§ Material

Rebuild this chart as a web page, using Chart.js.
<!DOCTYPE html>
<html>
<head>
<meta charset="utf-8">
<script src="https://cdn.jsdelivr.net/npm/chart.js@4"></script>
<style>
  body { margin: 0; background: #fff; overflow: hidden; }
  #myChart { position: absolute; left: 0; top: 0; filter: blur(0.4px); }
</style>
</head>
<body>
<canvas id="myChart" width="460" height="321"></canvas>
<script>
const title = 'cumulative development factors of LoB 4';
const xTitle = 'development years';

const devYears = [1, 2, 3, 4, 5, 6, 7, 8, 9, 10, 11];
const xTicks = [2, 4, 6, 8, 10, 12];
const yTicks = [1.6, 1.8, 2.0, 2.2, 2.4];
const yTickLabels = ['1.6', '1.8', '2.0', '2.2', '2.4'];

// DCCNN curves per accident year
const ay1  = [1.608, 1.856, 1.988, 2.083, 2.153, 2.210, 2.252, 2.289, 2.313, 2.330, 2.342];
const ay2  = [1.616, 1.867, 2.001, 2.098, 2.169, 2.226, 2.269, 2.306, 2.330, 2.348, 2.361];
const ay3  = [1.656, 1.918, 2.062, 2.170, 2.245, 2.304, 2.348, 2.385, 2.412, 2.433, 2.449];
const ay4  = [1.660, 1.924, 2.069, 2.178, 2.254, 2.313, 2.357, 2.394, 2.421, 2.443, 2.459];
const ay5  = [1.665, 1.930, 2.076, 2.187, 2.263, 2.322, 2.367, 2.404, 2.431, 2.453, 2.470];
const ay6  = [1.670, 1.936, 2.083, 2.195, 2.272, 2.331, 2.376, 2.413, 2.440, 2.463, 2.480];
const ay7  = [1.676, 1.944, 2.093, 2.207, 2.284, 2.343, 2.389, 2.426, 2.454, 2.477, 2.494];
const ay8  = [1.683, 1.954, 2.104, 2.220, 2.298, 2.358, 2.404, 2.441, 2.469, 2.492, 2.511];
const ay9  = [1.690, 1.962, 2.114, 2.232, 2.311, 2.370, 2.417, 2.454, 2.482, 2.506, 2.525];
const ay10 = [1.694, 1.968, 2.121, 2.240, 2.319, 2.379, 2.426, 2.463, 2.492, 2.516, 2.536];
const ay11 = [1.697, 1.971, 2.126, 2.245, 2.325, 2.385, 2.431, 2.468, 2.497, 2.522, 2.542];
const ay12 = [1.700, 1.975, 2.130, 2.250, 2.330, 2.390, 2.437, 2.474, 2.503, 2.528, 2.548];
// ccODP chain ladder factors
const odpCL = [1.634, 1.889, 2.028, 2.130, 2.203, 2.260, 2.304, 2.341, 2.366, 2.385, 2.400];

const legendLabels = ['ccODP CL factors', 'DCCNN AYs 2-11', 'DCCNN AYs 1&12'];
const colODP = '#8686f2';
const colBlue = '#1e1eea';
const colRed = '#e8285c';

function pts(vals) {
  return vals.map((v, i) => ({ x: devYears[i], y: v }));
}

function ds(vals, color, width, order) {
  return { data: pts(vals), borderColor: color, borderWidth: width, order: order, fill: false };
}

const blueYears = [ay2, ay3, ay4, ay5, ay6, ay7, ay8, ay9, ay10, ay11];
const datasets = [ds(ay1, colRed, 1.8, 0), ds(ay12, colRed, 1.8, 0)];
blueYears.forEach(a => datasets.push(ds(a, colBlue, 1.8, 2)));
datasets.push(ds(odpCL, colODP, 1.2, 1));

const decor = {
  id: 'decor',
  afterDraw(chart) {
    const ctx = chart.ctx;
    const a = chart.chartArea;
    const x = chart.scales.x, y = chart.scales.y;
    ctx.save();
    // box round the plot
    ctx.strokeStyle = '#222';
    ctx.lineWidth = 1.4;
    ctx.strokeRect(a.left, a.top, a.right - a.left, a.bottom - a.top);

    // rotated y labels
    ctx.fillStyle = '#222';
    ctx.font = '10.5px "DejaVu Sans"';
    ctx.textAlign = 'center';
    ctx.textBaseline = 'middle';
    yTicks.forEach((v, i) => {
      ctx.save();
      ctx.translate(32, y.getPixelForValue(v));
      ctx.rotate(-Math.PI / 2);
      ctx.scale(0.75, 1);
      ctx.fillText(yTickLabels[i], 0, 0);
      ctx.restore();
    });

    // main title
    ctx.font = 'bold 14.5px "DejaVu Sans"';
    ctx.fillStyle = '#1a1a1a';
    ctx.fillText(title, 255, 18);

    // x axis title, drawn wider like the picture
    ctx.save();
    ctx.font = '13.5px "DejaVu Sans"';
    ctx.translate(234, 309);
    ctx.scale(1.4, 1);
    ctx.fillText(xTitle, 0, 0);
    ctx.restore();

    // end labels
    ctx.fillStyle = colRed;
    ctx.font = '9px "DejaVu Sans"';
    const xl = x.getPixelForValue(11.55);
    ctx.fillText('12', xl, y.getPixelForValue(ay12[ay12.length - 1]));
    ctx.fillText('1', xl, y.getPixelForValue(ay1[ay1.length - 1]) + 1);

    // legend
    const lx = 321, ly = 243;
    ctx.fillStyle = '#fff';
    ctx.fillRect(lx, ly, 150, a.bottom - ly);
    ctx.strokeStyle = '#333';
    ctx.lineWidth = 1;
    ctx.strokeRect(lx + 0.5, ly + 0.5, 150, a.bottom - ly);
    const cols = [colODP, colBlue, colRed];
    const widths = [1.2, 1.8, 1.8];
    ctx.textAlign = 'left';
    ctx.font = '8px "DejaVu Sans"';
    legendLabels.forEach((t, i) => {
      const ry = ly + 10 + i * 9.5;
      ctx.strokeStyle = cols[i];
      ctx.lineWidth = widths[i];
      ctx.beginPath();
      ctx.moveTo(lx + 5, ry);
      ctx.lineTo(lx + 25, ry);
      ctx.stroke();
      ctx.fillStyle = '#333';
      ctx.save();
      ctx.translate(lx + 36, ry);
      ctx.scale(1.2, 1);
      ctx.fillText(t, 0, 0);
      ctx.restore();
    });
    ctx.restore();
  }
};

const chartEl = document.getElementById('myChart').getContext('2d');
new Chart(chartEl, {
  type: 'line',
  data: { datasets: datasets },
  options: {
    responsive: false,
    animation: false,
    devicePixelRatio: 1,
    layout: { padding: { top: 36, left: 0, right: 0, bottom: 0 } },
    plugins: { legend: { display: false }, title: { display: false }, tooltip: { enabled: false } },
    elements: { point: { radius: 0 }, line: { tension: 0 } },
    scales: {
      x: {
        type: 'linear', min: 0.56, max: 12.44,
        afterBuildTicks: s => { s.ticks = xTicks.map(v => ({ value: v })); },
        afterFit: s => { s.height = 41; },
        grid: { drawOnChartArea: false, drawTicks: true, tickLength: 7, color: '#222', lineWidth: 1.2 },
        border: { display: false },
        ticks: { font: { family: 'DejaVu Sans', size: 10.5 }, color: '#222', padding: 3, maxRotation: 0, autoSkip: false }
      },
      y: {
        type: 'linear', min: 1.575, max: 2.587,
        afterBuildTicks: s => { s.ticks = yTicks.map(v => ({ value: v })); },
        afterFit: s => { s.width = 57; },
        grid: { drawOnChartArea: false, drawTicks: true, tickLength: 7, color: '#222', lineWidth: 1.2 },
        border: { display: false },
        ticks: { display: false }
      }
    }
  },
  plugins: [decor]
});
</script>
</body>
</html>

§ To do
Copy each line of the data above without altering a single character.

§ Worked answer
Rebuild this chart as a web page, using Chart.js.
<!DOCTYPE html>
<html>
<head>
<meta charset="utf-8">
<script src="https://cdn.jsdelivr.net/npm/chart.js@4"></script>
<style>
  body { margin: 0; background: #fff; overflow: hidden; }
  #myChart { position: absolute; left: 0; top: 0; filter: blur(0.4px); }
</style>
</head>
<body>
<canvas id="myChart" width="460" height="321"></canvas>
<script>
const title = 'cumulative development factors of LoB 4';
const xTitle = 'development years';

const devYears = [1, 2, 3, 4, 5, 6, 7, 8, 9, 10, 11];
const xTicks = [2, 4, 6, 8, 10, 12];
const yTicks = [1.6, 1.8, 2.0, 2.2, 2.4];
const yTickLabels = ['1.6', '1.8', '2.0', '2.2', '2.4'];

// DCCNN curves per accident year
const ay1  = [1.608, 1.856, 1.988, 2.083, 2.153, 2.210, 2.252, 2.289, 2.313, 2.330, 2.342];
const ay2  = [1.616, 1.867, 2.001, 2.098, 2.169, 2.226, 2.269, 2.306, 2.330, 2.348, 2.361];
const ay3  = [1.656, 1.918, 2.062, 2.170, 2.245, 2.304, 2.348, 2.385, 2.412, 2.433, 2.449];
const ay4  = [1.660, 1.924, 2.069, 2.178, 2.254, 2.313, 2.357, 2.394, 2.421, 2.443, 2.459];
const ay5  = [1.665, 1.930, 2.076, 2.187, 2.263, 2.322, 2.367, 2.404, 2.431, 2.453, 2.470];
const ay6  = [1.670, 1.936, 2.083, 2.195, 2.272, 2.331, 2.376, 2.413, 2.440, 2.463, 2.480];
const ay7  = [1.676, 1.944, 2.093, 2.207, 2.284, 2.343, 2.389, 2.426, 2.454, 2.477, 2.494];
const ay8  = [1.683, 1.954, 2.104, 2.220, 2.298, 2.358, 2.404, 2.441, 2.469, 2.492, 2.511];
const ay9  = [1.690, 1.962, 2.114, 2.232, 2.311, 2.370, 2.417, 2.454, 2.482, 2.506, 2.525];
const ay10 = [1.694, 1.968, 2.121, 2.240, 2.319, 2.379, 2.426, 2.463, 2.492, 2.516, 2.536];
const ay11 = [1.697, 1.971, 2.126, 2.245, 2.325, 2.385, 2.431, 2.468, 2.497, 2.522, 2.542];
const ay12 = [1.700, 1.975, 2.130, 2.250, 2.330, 2.390, 2.437, 2.474, 2.503, 2.528, 2.548];
// ccODP chain ladder factors
const odpCL = [1.634, 1.889, 2.028, 2.130, 2.203, 2.260, 2.304, 2.341, 2.366, 2.385, 2.400];

const legendLabels = ['ccODP CL factors', 'DCCNN AYs 2-11', 'DCCNN AYs 1&12'];
const colODP = '#8686f2';
const colBlue = '#1e1eea';
const colRed = '#e8285c';

function pts(vals) {
  return vals.map((v, i) => ({ x: devYears[i], y: v }));
}

function ds(vals, color, width, order) {
  return { data: pts(vals), borderColor: color, borderWidth: width, order: order, fill: false };
}

const blueYears = [ay2, ay3, ay4, ay5, ay6, ay7, ay8, ay9, ay10, ay11];
const datasets = [ds(ay1, colRed, 1.8, 0), ds(ay12, colRed, 1.8, 0)];
blueYears.forEach(a => datasets.push(ds(a, colBlue, 1.8, 2)));
datasets.push(ds(odpCL, colODP, 1.2, 1));

const decor = {
  id: 'decor',
  afterDraw(chart) {
    const ctx = chart.ctx;
    const a = chart.chartArea;
    const x = chart.scales.x, y = chart.scales.y;
    ctx.save();
    // box round the plot
    ctx.strokeStyle = '#222';
    ctx.lineWidth = 1.4;
    ctx.strokeRect(a.left, a.top, a.right - a.left, a.bottom - a.top);

    // rotated y labels
    ctx.fillStyle = '#222';
    ctx.font = '10.5px "DejaVu Sans"';
    ctx.textAlign = 'center';
    ctx.textBaseline = 'middle';
    yTicks.forEach((v, i) => {
      ctx.save();
      ctx.translate(32, y.getPixelForValue(v));
      ctx.rotate(-Math.PI / 2);
      ctx.scale(0.75, 1);
      ctx.fillText(yTickLabels[i], 0, 0);
      ctx.restore();
    });

    // main title
    ctx.font = 'bold 14.5px "DejaVu Sans"';
    ctx.fillStyle = '#1a1a1a';
    ctx.fillText(title, 255, 18);

    // x axis title, drawn wider like the picture
    ctx.save();
    ctx.font = '13.5px "DejaVu Sans"';
    ctx.translate(234, 309);
    ctx.scale(1.4, 1);
    ctx.fillText(xTitle, 0, 0);
    ctx.restore();

    // end labels
    ctx.fillStyle = colRed;
    ctx.font = '9px "DejaVu Sans"';
    const xl = x.getPixelForValue(11.55);
    ctx.fillText('12', xl, y.getPixelForValue(ay12[ay12.length - 1]));
    ctx.fillText('1', xl, y.getPixelForValue(ay1[ay1.length - 1]) + 1);

    // legend
    const lx = 321, ly = 243;
    ctx.fillStyle = '#fff';
    ctx.fillRect(lx, ly, 150, a.bottom - ly);
    ctx.strokeStyle = '#333';
    ctx.lineWidth = 1;
    ctx.strokeRect(lx + 0.5, ly + 0.5, 150, a.bottom - ly);
    const cols = [colODP, colBlue, colRed];
    const widths = [1.2, 1.8, 1.8];
    ctx.textAlign = 'left';
    ctx.font = '8px "DejaVu Sans"';
    legendLabels.forEach((t, i) => {
      const ry = ly + 10 + i * 9.5;
      ctx.strokeStyle = cols[i];
      ctx.lineWidth = widths[i];
      ctx.beginPath();
      ctx.moveTo(lx + 5, ry);
      ctx.lineTo(lx + 25, ry);
      ctx.stroke();
      ctx.fillStyle = '#333';
      ctx.save();
      ctx.translate(lx + 36, ry);
      ctx.scale(1.2, 1);
      ctx.fillText(t, 0, 0);
      ctx.restore();
    });
    ctx.restore();
  }
};

const chartEl = document.getElementById('myChart').getContext('2d');
new Chart(chartEl, {
  type: 'line',
  data: { datasets: datasets },
  options: {
    responsive: false,
    animation: false,
    devicePixelRatio: 1,
    layout: { padding: { top: 36, left: 0, right: 0, bottom: 0 } },
    plugins: { legend: { display: false }, title: { display: false }, tooltip: { enabled: false } },
    elements: { point: { radius: 0 }, line: { tension: 0 } },
    scales: {
      x: {
        type: 'linear', min: 0.56, max: 12.44,
        afterBuildTicks: s => { s.ticks = xTicks.map(v => ({ value: v })); },
        afterFit: s => { s.height = 41; },
        grid: { drawOnChartArea: false, drawTicks: true, tickLength: 7, color: '#222', lineWidth: 1.2 },
        border: { display: false },
        ticks: { font: { family: 'DejaVu Sans', size: 10.5 }, color: '#222', padding: 3, maxRotation: 0, autoSkip: false }
      },
      y: {
        type: 'linear', min: 1.575, max: 2.587,
        afterBuildTicks: s => { s.ticks = yTicks.map(v => ({ value: v })); },
        afterFit: s => { s.width = 57; },
        grid: { drawOnChartArea: false, drawTicks: true, tickLength: 7, color: '#222', lineWidth: 1.2 },
        border: { display: false },
        ticks: { display: false }
      }
    }
  },
  plugins: [decor]
});
</script>
</body>
</html>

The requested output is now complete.